Le "Wirkin" transcende son statut de simple imitation pour devenir un symbole puissant dans une lutte économique, culturelle et idéologique.

Le cas du dupe Wirkin prouve qu'un objet de luxe dépasse sa simple matérialité. Cette dimension immatérielle définit le luxe aujourd'hui, en créant une distinction symbolique indépassable entre un objet original et son imitation. Ainsi, un sac "Wirkin", même identique dans son design à un Birkin, ne pourra jamais incarner la même aura. Le Birkin, au-delà de sa fonction, est un symbole de statut et de rêve soigneusement cultivé par Hermès, ce qui rend cette opération paradoxalement profitable à la maison Hermès. Ce luxe résiste car il naît de la relation intime entre l’objet, la marque et l’univers qu’elle déploie. C’est dans cette alchimie unique que le luxe trouve sa vraie essence : l’histoire partagée qui transcende le simple bien matériel.

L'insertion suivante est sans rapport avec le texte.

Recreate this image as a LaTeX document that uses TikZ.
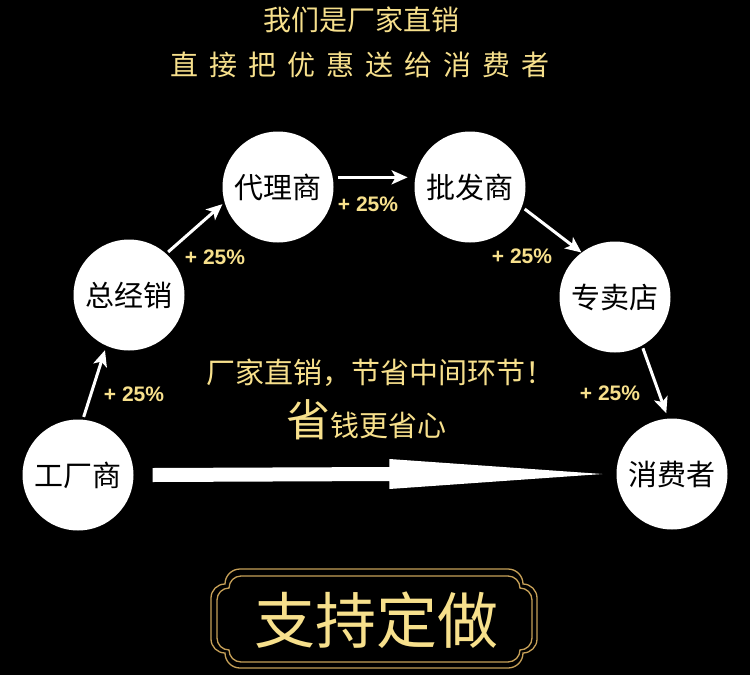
\documentclass[tikz,border=0pt]{standalone}
\usepackage{fontspec}
\newfontfamily\cjk{Noto Sans CJK SC}
\newfontfamily\pct{Liberation Sans}
\usetikzlibrary{arrows.meta,calc}
\definecolor{gold}{RGB}{247,224,140}
\definecolor{framegold}{RGB}{198,160,88}
\tikzset{
  lobe/.style n args={6}{insert path={
  (#1,{#2+#5+#6}) .. controls (#1,{#2+#5+#6-0.552*#6}) and ({#1+#6-0.552*#6},{#2+#5}) .. ({#1+#6},{#2+#5})
  .. controls ({#1+#6},{#2+#5-0.552*#5}) and ({#1+#6+#5-0.552*#5},#2) .. ({#1+#6+#5},#2)
  -- ({#3-#6-#5},#2) .. controls ({#3-#6-#5+0.552*#5},#2) and ({#3-#6},{#2+#5-0.552*#5}) .. ({#3-#6},{#2+#5})
  .. controls ({#3-#6+0.552*#6},{#2+#5}) and (#3,{#2+#5+#6-0.552*#6}) .. (#3,{#2+#5+#6})
  -- (#3,{#4-#5-#6}) .. controls (#3,{#4-#5-#6+0.552*#6}) and ({#3-#6+0.552*#6},{#4-#5}) .. ({#3-#6},{#4-#5})
  .. controls ({#3-#6},{#4-#5+0.552*#5}) and ({#3-#6-#5+0.552*#5},#4) .. ({#3-#6-#5},#4)
  -- ({#1+#6+#5},#4) .. controls ({#1+#6+#5-0.552*#5},#4) and ({#1+#6},{#4-#5+0.552*#5}) .. ({#1+#6},{#4-#5})
  .. controls ({#1+#6-0.552*#6},{#4-#5}) and (#1,{#4-#5-#6+0.552*#6}) .. (#1,{#4-#5-#6}) -- cycle}}
}
\begin{document}
\begin{tikzpicture}[x=1pt,y=-1pt,
  station/.style={circle, fill=white, minimum size=111pt, inner sep=0pt, font=\cjk\fontsize{29}{29}\selectfont, text=black},
  flow/.style={white, line width=3pt, -{Stealth[length=16pt,width=14pt,inset=4pt]}},
  rate/.style={text=gold, font=\pct\bfseries\fontsize{21}{21}\selectfont, inner sep=0pt},
  goldtext/.style={text=gold, inner sep=0pt},
  frameline/.style={draw=framegold, line width=1.3pt}]
\fill[black] (0,0) rectangle (750,675);
\useasboundingbox (0,0) rectangle (750,675);

\node[goldtext, font=\cjk\fontsize{28}{28}\selectfont] (t1) at (361,20) {我们是厂家直销};
\node[goldtext, font=\cjk\fontsize{28}{28}\selectfont] (t2) at (360,65) {直\hspace{11pt}接\hspace{11pt}把\hspace{11pt}优\hspace{11pt}惠\hspace{11pt}送\hspace{11pt}给\hspace{11pt}消\hspace{11pt}费\hspace{11pt}者};

\node[station] (gc) at (78,475) {工厂商};
\node[station] (zjx) at (129,295) {总经销};
\node[station] (dl) at (278,187) {代理商};
\node[station] (pf) at (470,187) {批发商};
\node[station] (zm) at (615,297) {专卖店};
\node[station] (xf) at (672,474) {消费者};

\draw[flow, shorten <=2.7pt, shorten >=4.5pt] (gc.85) -- (zjx.246);
\draw[flow, shorten <=2.5pt, shorten >=2.7pt] (zjx.48) -- (dl.196);
\draw[flow, shorten <=5.5pt, shorten >=7.5pt] (dl.10) -- (pf.170);
\draw[flow, shorten <=3.4pt] (pf.-21) -- (zm.127);
\draw[flow, shorten <=2.7pt, shorten >=5.5pt] (zm.-61) -- (xf.94);

\coordinate (ba) at ($(gc.east)+(19,0)$);
\coordinate (bt) at ($(xf.west)+(-14,0)$);
\fill[white] ($(ba)+(0,-7)$) -- ($(bt)+(-213,-7)$) -- ($(bt)+(-213,-15)$) -- (bt)
  -- ($(bt)+(-213,15)$) -- ($(bt)+(-213,7)$) -- ($(ba)+(0,7)$) -- cycle;

\node[rate] (r1) at (134,394) {+ 25\%};
\node[rate] (r2) at (215,257) {+ 25\%};
\node[rate] (r3) at (368,204) {+ 25\%};
\node[rate] (r4) at (522,256) {+ 25\%};
\node[rate] (r5) at (610,393) {+ 25\%};

\node[goldtext, font=\cjk\fontsize{29}{29}\selectfont] (mid) at (380,373) {厂家直销，节省中间环节！};
\node[goldtext, font=\cjk] (save) at (366,420) {{\fontsize{44}{44}\selectfont 省}{\fontsize{29}{29}\selectfont 钱更省心}};

\draw[frameline, lobe={211}{569}{537}{668}{15}{14}];
\draw[frameline, lobe={217}{576}{532}{662}{12}{12}];
\node[goldtext, font=\cjk\fontsize{61}{61}\selectfont] (btn) at (376,620) {支持定做};
\end{tikzpicture}
\end{document}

Contrairement à des maisons comme Hermès, les modèles LVMH et Kering semblent avoir dilué cette relation en misant sur une expansion globale et un marketing agressif. Leur visibilité massive met l’accent sur la saturation des canaux médiatiques sans création d’un lien émotionnel profond avec les clients. LVMH et Kering sont allés trop loin, leur "luxe" est pensé pour le pauvre, l'attachement des cibles-clients à leurs marques est dérisoire, la qualité des produits baisse constamment tandis que les prix s’envolent. Leur expansion globale, au marketing agressif saturant magazines et aéroports, se traduit par des campagnes redondantes et omniprésentes à l’international, dépourvues de chaleur humaine, générant surtout de envie et frustration. Ce « luxe » des maison sans âme a fini de faire rêver, les dupes feront alors bien l’affaire.